Si l'on considère les moyens et les outils de l'aménagement du territoire, on constate que le Commissariat général au Plan a disparu, que la DATAR, la Délégation à l'aménagement du territoire et à l'action régionale, a fait place à la DIACT, Délégation interministérielle à l'aménagement et à la compétitivité des territoires, et que l'AFITF, l'Agence de financement des infrastructures de transport de France, n'est assurée de financement que jusqu'en 2008, peut-être 2009.
L'année prochaine, l'examen des crédits de la mission « Politique des territoires » se fera peut-être, comme à l'Assemblée nationale, dans le cadre non plus de notre séance plénière mais d'une commission élargie.
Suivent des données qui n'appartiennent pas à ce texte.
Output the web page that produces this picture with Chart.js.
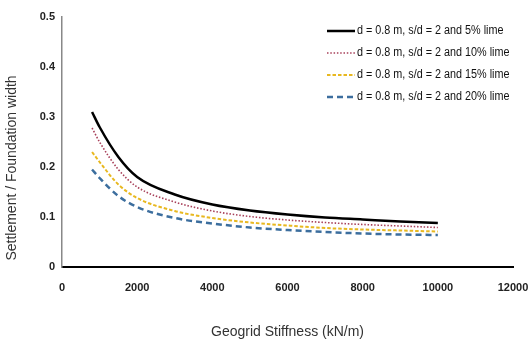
<!DOCTYPE html>
<html>
<head>
<meta charset="utf-8">
<script src="https://cdn.jsdelivr.net/npm/chart.js@4/dist/chart.umd.min.js"></script>
<style>
  html, body { margin: 0; padding: 0; background: #fff; }
  #wrap { width: 528px; height: 345px; position: relative; }
</style>
</head>
<body>
<div id="wrap"><canvas id="myChart"></canvas></div>
<script>
// geogrid stiffness (kN/m)
var stiffness = [800, 1000, 1500, 2000, 3000, 4000, 5000, 6000, 7000, 8000, 9000, 10000];
// settlement / foundation width
var lime5  = [0.310, 0.280, 0.220, 0.180, 0.145, 0.125, 0.113, 0.105, 0.099, 0.095, 0.091, 0.088];
var lime10 = [0.278, 0.250, 0.195, 0.160, 0.130, 0.112, 0.101, 0.094, 0.089, 0.085, 0.082, 0.079];
var lime15 = [0.230, 0.210, 0.165, 0.138, 0.112, 0.098, 0.089, 0.083, 0.078, 0.075, 0.073, 0.071];
var lime20 = [0.195, 0.178, 0.142, 0.120, 0.098, 0.087, 0.079, 0.074, 0.070, 0.067, 0.065, 0.064];
var seriesNames = [
  'd = 0.8 m, s/d = 2 and 5% lime',
  'd = 0.8 m, s/d = 2 and 10% lime',
  'd = 0.8 m, s/d = 2 and 15% lime',
  'd = 0.8 m, s/d = 2 and 20% lime'
];
var xTicks = [0, 2000, 4000, 6000, 8000, 10000, 12000];
var yTicks = [0, 0.1, 0.2, 0.3, 0.4, 0.5];

var fontFam = "'Liberation Sans', Arial, sans-serif";

function pts(vals) {
  var out = [];
  for (var i in vals) {
    out.push({x: stiffness[i], y: vals[i]});
  }
  return out;
}

// squeeze text a bit so it looks like the narrow font of the original
function narrowText(ctx, txt, x, y, sx) {
  ctx.save();
  ctx.translate(x, y);
  ctx.scale(sx, 1);
  ctx.fillText(txt, 0, 0);
  ctx.restore();
}

// legend drawn inside the plot, top right
var boxLegend = {
  id: 'boxLegend',
  afterDraw: function(chart) {
    var ctx = chart.ctx;
    var x0 = 327, y0 = 31;
    ctx.save();
    chart.data.datasets.forEach(function(ds, i) {
      var y = y0 + i * 22;
      ctx.beginPath();
      ctx.strokeStyle = ds.borderColor;
      ctx.lineWidth = ds.borderWidth;
      ctx.setLineDash(ds.borderDash || []);
      ctx.moveTo(x0, y);
      ctx.lineTo(x0 + 28, y);
      ctx.stroke();
      ctx.setLineDash([]);
      ctx.fillStyle = '#111';
      ctx.font = '12px ' + fontFam;
      ctx.textAlign = 'left';
      ctx.textBaseline = 'middle';
      narrowText(ctx, ds.label, x0 + 30, y, 0.9);
    });
    // y axis title
    ctx.translate(12, 168);
    ctx.rotate(-Math.PI / 2);
    ctx.textAlign = 'center';
    ctx.textBaseline = 'middle';
    ctx.fillStyle = '#333';
    ctx.font = '14px ' + fontFam;
    ctx.fillText('Settlement / Foundation width', 0, 0);
    ctx.restore();
  }
};

var styles = [
  {color: '#000000', width: 2.5, dash: []},
  {color: '#a8405a', width: 1.6, dash: [1.5, 1.8]},
  {color: '#e8b820', width: 2, dash: [3.5, 2]},
  {color: '#3c6e9e', width: 2.5, dash: [6, 4]}
];
var allSeries = [lime5, lime10, lime15, lime20];

var datasets = [];
for (var k = 0; k < allSeries.length; k++) {
  datasets.push({
    label: seriesNames[k],
    data: pts(allSeries[k]),
    borderColor: styles[k].color,
    borderWidth: styles[k].width,
    borderDash: styles[k].dash,
    pointRadius: 0,
    fill: false,
    cubicInterpolationMode: 'monotone'
  });
}

var ctx = document.getElementById('myChart');
var lineGraph = new Chart(ctx, {
  type: 'line',
  data: {datasets: datasets},
  plugins: [boxLegend],
  options: {
    responsive: true,
    maintainAspectRatio: false,
    animation: false,
    layout: {padding: {top: 17, right: 0, left: 0, bottom: 0}},
    plugins: {legend: {display: false}, tooltip: {enabled: false}},
    scales: {
      x: {
        type: 'linear',
        min: xTicks[0],
        max: xTicks[xTicks.length - 1],
        afterBuildTicks: function(s) { s.ticks = xTicks.map(function(v) { return {value: v}; }); },
        afterFit: function(s) { s.height = 78; s.paddingRight = 15; s.paddingLeft = 0; },
        grid: {display: false, drawTicks: false},
        border: {display: true, color: '#000', width: 2},
        ticks: {
          padding: 14,
          color: '#222',
          font: {family: fontFam, size: 11, weight: 'bold'},
          callback: function(v) { return String(v); },
          maxRotation: 0
        },
        title: {
          display: true,
          text: 'Geogrid Stiffness (kN/m)',
          color: '#333',
          font: {family: fontFam, size: 14},
          padding: {top: 20}
        }
      },
      y: {
        min: yTicks[0],
        max: yTicks[yTicks.length - 1],
        afterBuildTicks: function(s) { s.ticks = yTicks.map(function(v) { return {value: v}; }); },
        afterFit: function(s) { s.width = 62; },
        grid: {display: false, drawTicks: false},
        border: {display: true, color: '#888', width: 1.5},
        ticks: {
          padding: 7,
          color: '#222',
          font: {family: fontFam, size: 11, weight: 'bold'},
          callback: function(v) { return String(v); }
        }
      }
    }
  }
});
</script>
</body>
</html>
La mission aura peut-être même disparu. « C'est bien triste », comme le disait l'un de nos collègues de la majorité.
Les crédits du programme « Aménagement du territoire » sont encore en diminution pour 2008, de 9, 5 % en autorisations d'engagement et de 5, 7 % en crédits de paiement. Les engagements pris dans le cadre du Fonds national d'aménagement et de développement du territoire ne pourront donc pas être tenus, même si des efforts ont été faits pour l'alimenter.
La LOLF a en principe pour ambition de permettre de mieux utiliser l'argent public en évaluant la pertinence des attributions et en mesurant plus précisément la consommation des crédits, c'est-à-dire, en un mot, en permettant au Parlement d'y voir clair. En tout cas, c'est ce qui nous a été affirmé.
Et que constatons-nous ? Un périmètre variable, des réponses incomplètes des services - aux dires même du rapporteur -, des engagements non tenus, des indicateurs peu pertinents.
À vrai dire, j'aurais pu lire intégralement les principales observations - résumées au début du rapport - du rapporteur spécial, Roger Besse, dont je salue le travail, ou encore des passages du rapport de notre collègue Jean-Paul Alduy. Tous deux ont laissé transparaître un certain désenchantement. Mais peut-être ai-je mal interprété leurs propos ?
Madame la secrétaire d'État, vous aurez compris en écoutant mon intervention que le groupe communiste républicain et citoyen ne votera pas les crédits de cette mission.